■ GOAL:
Give the number of lines in the data that hold the string "chart". Nothing else is needed.
START DATASET EXTRACT
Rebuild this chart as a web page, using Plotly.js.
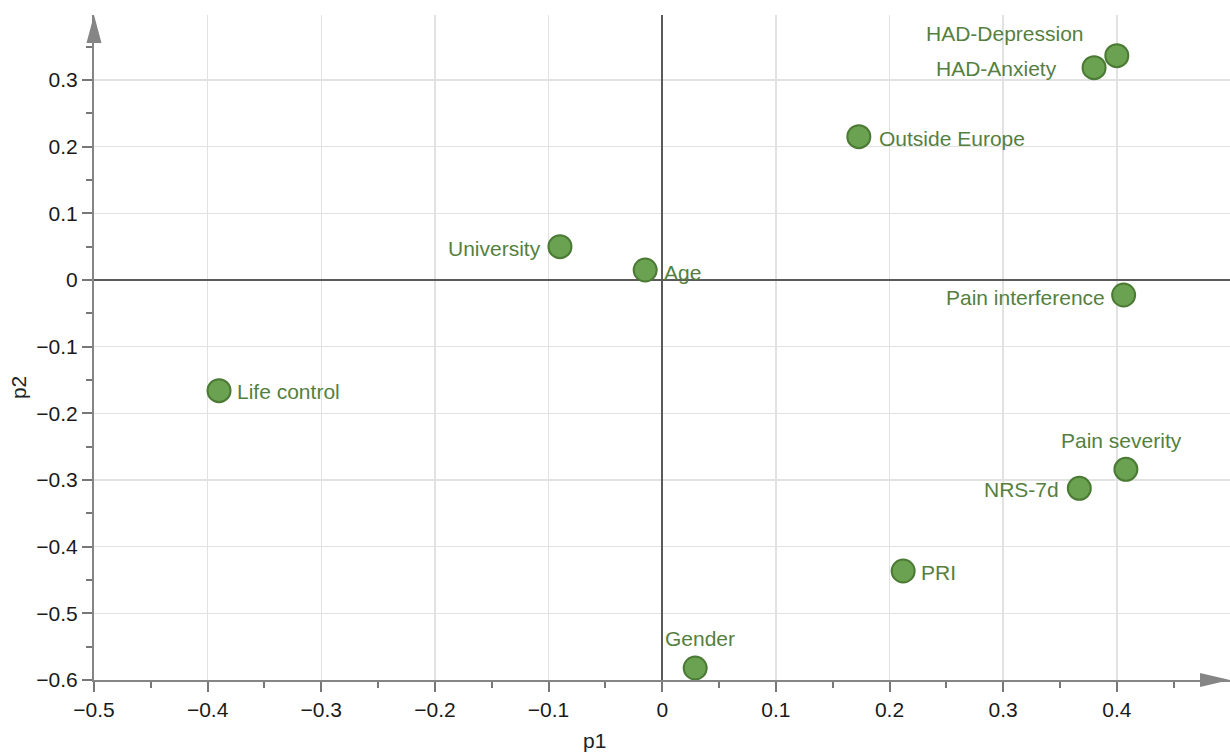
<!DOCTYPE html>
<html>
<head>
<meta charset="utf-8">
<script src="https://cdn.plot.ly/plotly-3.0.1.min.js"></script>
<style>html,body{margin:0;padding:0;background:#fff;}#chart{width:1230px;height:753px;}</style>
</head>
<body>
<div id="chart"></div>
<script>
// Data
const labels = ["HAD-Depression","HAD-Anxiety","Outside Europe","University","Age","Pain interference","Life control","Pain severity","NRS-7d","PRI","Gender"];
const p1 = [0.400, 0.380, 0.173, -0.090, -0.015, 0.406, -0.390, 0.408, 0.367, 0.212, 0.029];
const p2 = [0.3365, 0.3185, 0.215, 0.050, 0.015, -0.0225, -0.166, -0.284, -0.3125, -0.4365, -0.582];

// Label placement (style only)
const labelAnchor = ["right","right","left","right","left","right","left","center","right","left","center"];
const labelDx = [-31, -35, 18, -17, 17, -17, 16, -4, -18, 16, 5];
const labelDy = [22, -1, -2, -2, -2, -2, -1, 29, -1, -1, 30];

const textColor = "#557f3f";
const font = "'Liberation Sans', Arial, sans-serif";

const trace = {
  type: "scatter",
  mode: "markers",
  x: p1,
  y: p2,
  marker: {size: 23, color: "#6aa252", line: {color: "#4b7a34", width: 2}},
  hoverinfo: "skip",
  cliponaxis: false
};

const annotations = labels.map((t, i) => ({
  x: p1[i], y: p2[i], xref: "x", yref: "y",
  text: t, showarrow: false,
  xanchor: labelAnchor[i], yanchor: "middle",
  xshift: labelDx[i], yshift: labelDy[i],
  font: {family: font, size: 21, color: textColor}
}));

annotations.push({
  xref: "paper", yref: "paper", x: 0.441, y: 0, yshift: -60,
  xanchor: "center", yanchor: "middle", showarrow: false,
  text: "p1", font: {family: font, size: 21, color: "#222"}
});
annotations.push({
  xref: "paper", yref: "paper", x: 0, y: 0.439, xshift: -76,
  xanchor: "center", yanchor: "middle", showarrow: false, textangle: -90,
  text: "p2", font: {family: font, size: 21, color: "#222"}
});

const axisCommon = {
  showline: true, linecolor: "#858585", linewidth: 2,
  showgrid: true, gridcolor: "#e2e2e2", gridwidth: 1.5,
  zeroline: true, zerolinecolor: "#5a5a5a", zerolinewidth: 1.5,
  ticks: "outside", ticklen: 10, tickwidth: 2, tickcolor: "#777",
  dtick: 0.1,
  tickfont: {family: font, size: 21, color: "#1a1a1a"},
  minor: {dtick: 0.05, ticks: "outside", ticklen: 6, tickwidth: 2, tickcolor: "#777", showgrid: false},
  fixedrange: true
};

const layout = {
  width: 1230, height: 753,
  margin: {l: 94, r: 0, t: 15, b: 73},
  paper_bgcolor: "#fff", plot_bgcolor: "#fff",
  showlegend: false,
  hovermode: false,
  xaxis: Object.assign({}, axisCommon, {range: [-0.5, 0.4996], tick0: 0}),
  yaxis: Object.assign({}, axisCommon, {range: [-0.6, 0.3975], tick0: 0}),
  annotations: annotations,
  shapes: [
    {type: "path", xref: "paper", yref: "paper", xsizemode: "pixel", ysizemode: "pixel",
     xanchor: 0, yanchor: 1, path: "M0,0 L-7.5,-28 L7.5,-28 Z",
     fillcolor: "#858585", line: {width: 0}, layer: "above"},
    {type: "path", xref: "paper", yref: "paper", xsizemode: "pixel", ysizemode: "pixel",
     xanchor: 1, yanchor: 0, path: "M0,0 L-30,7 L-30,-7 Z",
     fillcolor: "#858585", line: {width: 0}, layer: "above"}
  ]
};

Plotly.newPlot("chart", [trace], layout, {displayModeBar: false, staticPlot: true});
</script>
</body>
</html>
END DATASET EXTRACT
■ TASK OUTPUT:
4